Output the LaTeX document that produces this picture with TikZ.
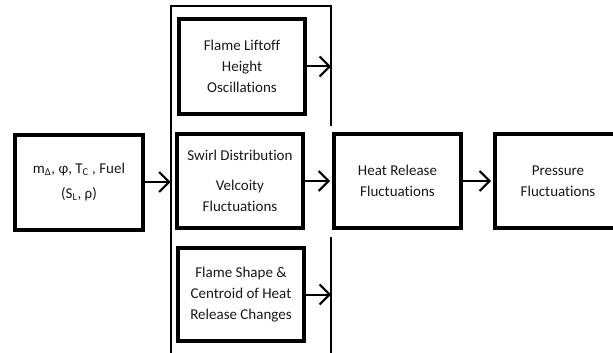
\documentclass[tikz,border=0pt]{standalone}
\usepackage{fontspec}
\setmainfont[Ligatures=NoCommon]{Carlito}
\usetikzlibrary{arrows.meta}
\begin{document}
\begin{tikzpicture}[x=1pt,y=-1pt,
  box/.style={draw, line width=4pt, align=center, inner sep=0pt,
    minimum width=126pt, minimum height=94pt,
    font=\fontsize{15}{21}\selectfont, text=black!90},
  frameline/.style={line width=2pt},
  conn/.style={line width=2pt, -{Straight Barb[length=10pt,width=20pt,line width=2pt]}}]
\clip (0,0) rectangle (613,353);
\fill[white] (0,0) rectangle (613,353);
% nodes
\node[box, minimum width=128pt, minimum height=95pt,
      font=\fontsize{15}{25}\selectfont] (input) at (79,182)
  {m\textsubscript{Δ}, φ, T\textsubscript{C} , Fuel\\(S\textsubscript{L}, ρ)};
\node[box, minimum height=95pt] (liftoff) at (242,66.5) {Flame Liftoff\\Height\\Oscillations};
\node[box] (swirl) at (240,181) {Swirl Distribution\\[9pt]Velcoity\\Fluctuations};
\node[box, minimum height=93pt] (shape) at (241,294.5) {Flame Shape \&\\Centroid of Heat\\Release Changes};
\node[box, minimum width=127pt] (heat) at (397.5,181) {Heat Release\\Fluctuations};
\node[box] (press) at (558,181) {Pressure\\Fluctuations};
% frame
\coordinate (flb) at (170.5,353);
\coordinate (ftl) at (170.5,6.5);
\coordinate (ftr) at (331,6.5);
\coordinate (frb1) at (331,126);
\coordinate (frt2) at (331,237);
\coordinate (frb2) at (331,353);
\draw[frameline] (flb) -- (ftl) -- (ftr) -- (frb1);
\draw[frameline] (frt2) -- (frb2);
% connectors
\draw[conn] (input.east) -- (input.east -| ftl);
\draw[conn] (liftoff.east) -- (liftoff.east -| ftr);
\draw[conn, shorten >=2pt] (swirl.east) -- (heat.west);
\draw[conn] (shape.east) -- (shape.east -| ftr);
\draw[conn, shorten >=2pt] (heat.east) -- (press.west);
\end{tikzpicture}
\end{document}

What needs to be done: Copy all the data exactly as written, but skip any picture.

Written reply:
Output the LaTeX document that produces this picture with TikZ.
\documentclass[tikz,border=0pt]{standalone}
\usepackage{fontspec}
\setmainfont[Ligatures=NoCommon]{Carlito}
\usetikzlibrary{arrows.meta}
\begin{document}
\begin{tikzpicture}[x=1pt,y=-1pt,
  box/.style={draw, line width=4pt, align=center, inner sep=0pt,
    minimum width=126pt, minimum height=94pt,
    font=\fontsize{15}{21}\selectfont, text=black!90},
  frameline/.style={line width=2pt},
  conn/.style={line width=2pt, -{Straight Barb[length=10pt,width=20pt,line width=2pt]}}]
\clip (0,0) rectangle (613,353);
\fill[white] (0,0) rectangle (613,353);
% nodes
\node[box, minimum width=128pt, minimum height=95pt,
      font=\fontsize{15}{25}\selectfont] (input) at (79,182)
  {m\textsubscript{Δ}, φ, T\textsubscript{C} , Fuel\\(S\textsubscript{L}, ρ)};
\node[box, minimum height=95pt] (liftoff) at (242,66.5) {Flame Liftoff\\Height\\Oscillations};
\node[box] (swirl) at (240,181) {Swirl Distribution\\[9pt]Velcoity\\Fluctuations};
\node[box, minimum height=93pt] (shape) at (241,294.5) {Flame Shape \&\\Centroid of Heat\\Release Changes};
\node[box, minimum width=127pt] (heat) at (397.5,181) {Heat Release\\Fluctuations};
\node[box] (press) at (558,181) {Pressure\\Fluctuations};
% frame
\coordinate (flb) at (170.5,353);
\coordinate (ftl) at (170.5,6.5);
\coordinate (ftr) at (331,6.5);
\coordinate (frb1) at (331,126);
\coordinate (frt2) at (331,237);
\coordinate (frb2) at (331,353);
\draw[frameline] (flb) -- (ftl) -- (ftr) -- (frb1);
\draw[frameline] (frt2) -- (frb2);
% connectors
\draw[conn] (input.east) -- (input.east -| ftl);
\draw[conn] (liftoff.east) -- (liftoff.east -| ftr);
\draw[conn, shorten >=2pt] (swirl.east) -- (heat.west);
\draw[conn] (shape.east) -- (shape.east -| ftr);
\draw[conn, shorten >=2pt] (heat.east) -- (press.west);
\end{tikzpicture}
\end{document}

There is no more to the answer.